_To be done:_
Go through the records below line by line, counting those that contain the word "chart"; answer with the count only.

** Begin **

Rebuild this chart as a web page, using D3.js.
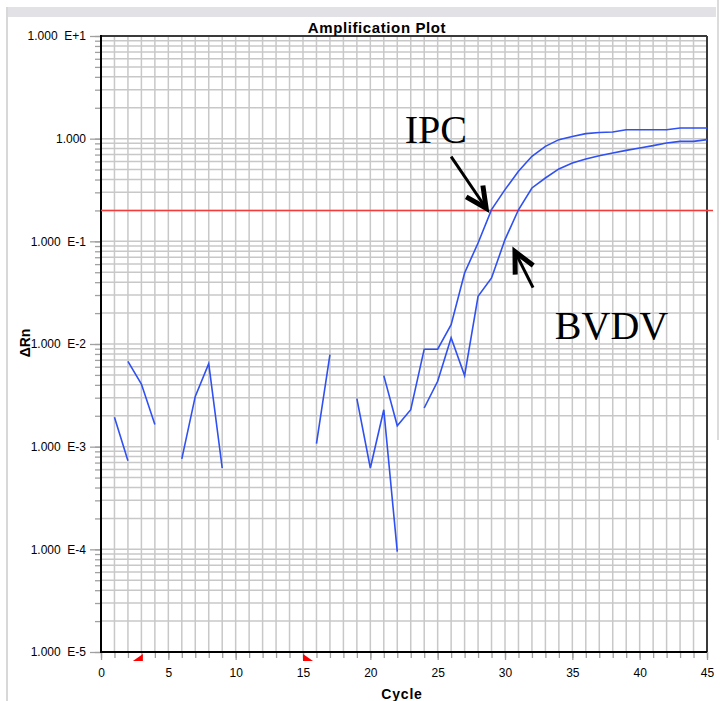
<!DOCTYPE html>
<html><head><meta charset="utf-8">
<script src="https://cdn.jsdelivr.net/npm/d3@7"></script>
<style>body{margin:0;background:#fff;overflow:hidden}</style>
</head><body><div id="chart"></div>
<script>
// ---------------- data ----------------
const cycles = d3.range(1, 46);
const ipc = [1.93e-3, 7.3e-4, null, null, null, null, null, null, null, null, null, null, null, null, null,
  1.07e-3, 7.87e-3, null, null, null, 4.92e-3, 1.6e-3, 2.29e-3, 8.9e-3, 8.9e-3, 1.54e-2, 4.92e-2, 9.64e-2,
  0.2035, 0.319, 0.481, 0.673, 0.841, 0.978, 1.05, 1.12, 1.15, 1.16, 1.22, 1.22, 1.22, 1.22, 1.27, 1.27, 1.27];
const bvdv = [null, 6.78e-3, 4.08e-3, 1.64e-3, null, 7.6e-4, 3.09e-3, 6.43e-3, 6.2e-4,
  null, null, null, null, null, null, null, null, null,
  2.94e-3, 6.2e-4, 2.29e-3, 9.5e-5, null, 2.38e-3, 4.33e-3, 1.15e-2, 4.92e-3, 2.91e-2, 4.4e-2,
  0.104, 0.203, 0.331, 0.414, 0.507, 0.58, 0.634, 0.683, 0.726, 0.769, 0.812, 0.855, 0.908, 0.941, 0.941, 0.978];
const threshold = 0.2;
const baselineMarks = [3, 15];
const xTickValues = [0, 5, 10, 15, 20, 25, 30, 35, 40, 45];
const yTickValues = [10, 1, 0.1, 0.01, 0.001, 0.0001, 0.00001];
const yTickLabels = ["1.000\u00A0 E+1", "1.000", "1.000\u00A0 E-1", "1.000\u00A0 E-2", "1.000\u00A0 E-3", "1.000\u00A0 E-4", "1.000\u00A0 E-5"];
const seriesNames = ["IPC", "BVDV"];

// annotations anchored in data coordinates
const annotations = [
  { label: "IPC", tx: 22.55, tv: 0.91, tail: [26.0, 0.668], tip: [28.6, 0.21] },
  { label: "BVDV", tx: 33.7, tv: 0.0113, tail: [32.08, 0.0354], tip: [30.74, 0.0794] }
];

// ---------------- layout ----------------
const W = 726, H = 701;
const x = d3.scaleLinear().domain([0, 45]).range([101, 707]);
const y = d3.scaleLog().domain([1e-5, 10]).range([652, 36]);
const svg = d3.select('#chart').append('svg').attr('width', W).attr('height', H);
const SANS = "'Liberation Sans', Arial, sans-serif";
const SERIF = "'Liberation Serif', 'Times New Roman', serif";

// window frame
svg.append('rect').attr('x', 7).attr('y', 7).attr('width', 709).attr('height', 10).attr('fill', '#e2e2e6');
svg.append('line').attr('x1', 7).attr('x2', 7).attr('y1', 7).attr('y2', H).attr('stroke', '#d8d8d8').attr('stroke-width', 2);
svg.append('line').attr('x1', 718).attr('x2', 718).attr('y1', 0).attr('y2', 440).attr('stroke', '#dcdcdc').attr('stroke-width', 2);

// grid values
const minorY = [];
for (let k = -5; k <= 0; k++) for (let m = 1; m <= 9; m++) minorY.push(m * Math.pow(10, k));
minorY.push(10);

const grid = svg.append('g');
grid.selectAll('line.h').data(minorY.filter(v => v > 1e-5 && v < 10)).join('line')
  .attr('x1', x(0)).attr('x2', x(45)).attr('y1', d => y(d)).attr('y2', d => y(d))
  .attr('stroke', '#c8c8c8').attr('stroke-width', 1.5);
grid.selectAll('line.v').data(d3.range(1, 45)).join('line')
  .attr('x1', d => x(d)).attr('x2', d => x(d)).attr('y1', y(10)).attr('y2', y(1e-5))
  .attr('stroke', '#c8c8c8').attr('stroke-width', 1.5);

// axes
const yMinorAxis = svg.append('g').attr('transform', `translate(${x(0)},0)`)
  .call(d3.axisLeft(y).tickValues(minorY).tickSize(6).tickFormat(''));
const yAxis = svg.append('g').attr('transform', `translate(${x(0)},0)`)
  .call(d3.axisLeft(y).tickValues(yTickValues).tickSize(11).tickPadding(4)
    .tickFormat((d, i) => yTickLabels[i]));
const xMinorAxis = svg.append('g').attr('transform', `translate(0,${y(1e-5)})`)
  .call(d3.axisBottom(x).tickValues(d3.range(0, 46)).tickSize(6).tickFormat(''));
const xAxis = svg.append('g').attr('transform', `translate(0,${y(1e-5)})`)
  .call(d3.axisBottom(x).tickValues(xTickValues).tickSize(8).tickPadding(8.5).tickFormat(d3.format('d')));
[yMinorAxis, yAxis, xMinorAxis, xAxis].forEach(g => {
  g.select('.domain').remove();
  g.selectAll('.tick line').attr('stroke', '#a0a0a0').attr('stroke-width', 1.3);
  g.selectAll('text').attr('font-family', SANS).attr('font-size', 12).attr('fill', '#000');
});

// plot frame
svg.append('line').attr('x1', x(0)).attr('x2', x(45)).attr('y1', y(10)).attr('y2', y(10)).attr('stroke', '#3a3a3a').attr('stroke-width', 2);
svg.append('line').attr('x1', x(45)).attr('x2', x(45)).attr('y1', y(10)).attr('y2', y(1e-5)).attr('stroke', '#3a3a3a').attr('stroke-width', 2);
svg.append('line').attr('x1', x(0)).attr('x2', x(0)).attr('y1', y(10) - 1).attr('y2', y(1e-5) + 1).attr('stroke', '#000').attr('stroke-width', 2);
svg.append('line').attr('x1', x(0)).attr('x2', x(45)).attr('y1', y(1e-5)).attr('y2', y(1e-5)).attr('stroke', '#000').attr('stroke-width', 2);

// threshold
svg.append('line').attr('x1', x(0)).attr('x2', x(45) + 6).attr('y1', y(threshold)).attr('y2', y(threshold))
  .attr('stroke', '#f23c3c').attr('stroke-width', 1.5);

// baseline markers
const by = y(1e-5);
svg.append('path').attr('fill', '#ff0000')
  .attr('d', `M${x(baselineMarks[0]) + 1.5},${by + 2}L${x(baselineMarks[0]) + 1.5},${by + 9}L${x(baselineMarks[0]) - 8.5},${by + 9}Z`);
svg.append('path').attr('fill', '#ff0000')
  .attr('d', `M${x(baselineMarks[1])},${by + 2}L${x(baselineMarks[1])},${by + 9}L${x(baselineMarks[1]) + 10},${by + 9}Z`);

// series
const line = d3.line().defined(d => d[1] != null).x(d => x(d[0])).y(d => y(d[1]));
[ipc, bvdv].forEach((s, i) => {
  svg.append('path').datum(cycles.map((c, j) => [c, s[j]]))
    .attr('class', 'series-' + seriesNames[i])
    .attr('fill', 'none').attr('stroke', '#2f50f2').attr('stroke-width', 1.6)
    .attr('stroke-linejoin', 'miter').attr('d', line);
});

// titles
svg.append('text').attr('x', 377).attr('y', 32.5).attr('text-anchor', 'middle')
  .attr('font-family', SANS).attr('font-weight', 'bold').attr('font-size', 15).attr('letter-spacing', 0.6)
  .text('Amplification Plot');
svg.append('text').attr('x', 402).attr('y', 699).attr('text-anchor', 'middle')
  .attr('font-family', SANS).attr('font-weight', 'bold').attr('font-size', 14).attr('letter-spacing', 0.8)
  .text('Cycle');
svg.append('text').attr('transform', 'translate(30,343) rotate(-90)').attr('text-anchor', 'middle')
  .attr('font-family', SANS).attr('font-weight', 'bold').attr('font-size', 14)
  .text('ΔRn');

// annotations
annotations.forEach(a => {
  svg.append('text').attr('x', x(a.tx)).attr('y', y(a.tv))
    .attr('font-family', SERIF).attr('font-size', 40).attr('fill', '#000').text(a.label);
  const tx0 = x(a.tail[0]), ty0 = y(a.tail[1]), tx1 = x(a.tip[0]), ty1 = y(a.tip[1]);
  svg.append('line').attr('x1', tx0).attr('y1', ty0).attr('x2', tx1).attr('y2', ty1)
    .attr('stroke', '#000').attr('stroke-width', 3);
  const ang = Math.atan2(ty0 - ty1, tx0 - tx1);
  const L = 23, spread = 26 * Math.PI / 180;
  const p1 = [tx1 + L * Math.cos(ang - spread), ty1 + L * Math.sin(ang - spread)];
  const p2 = [tx1 + L * Math.cos(ang + spread), ty1 + L * Math.sin(ang + spread)];
  svg.append('path').attr('d', `M${p1[0]},${p1[1]}L${tx1},${ty1}L${p2[0]},${p2[1]}`)
    .attr('fill', 'none').attr('stroke', '#000').attr('stroke-width', 5)
    .attr('stroke-linejoin', 'miter').attr('stroke-miterlimit', 10);
});
</script>
</body></html>
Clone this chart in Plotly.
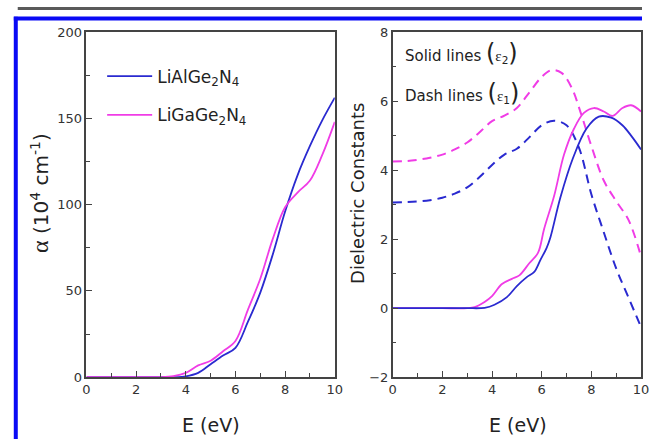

** End **

_In response:_
4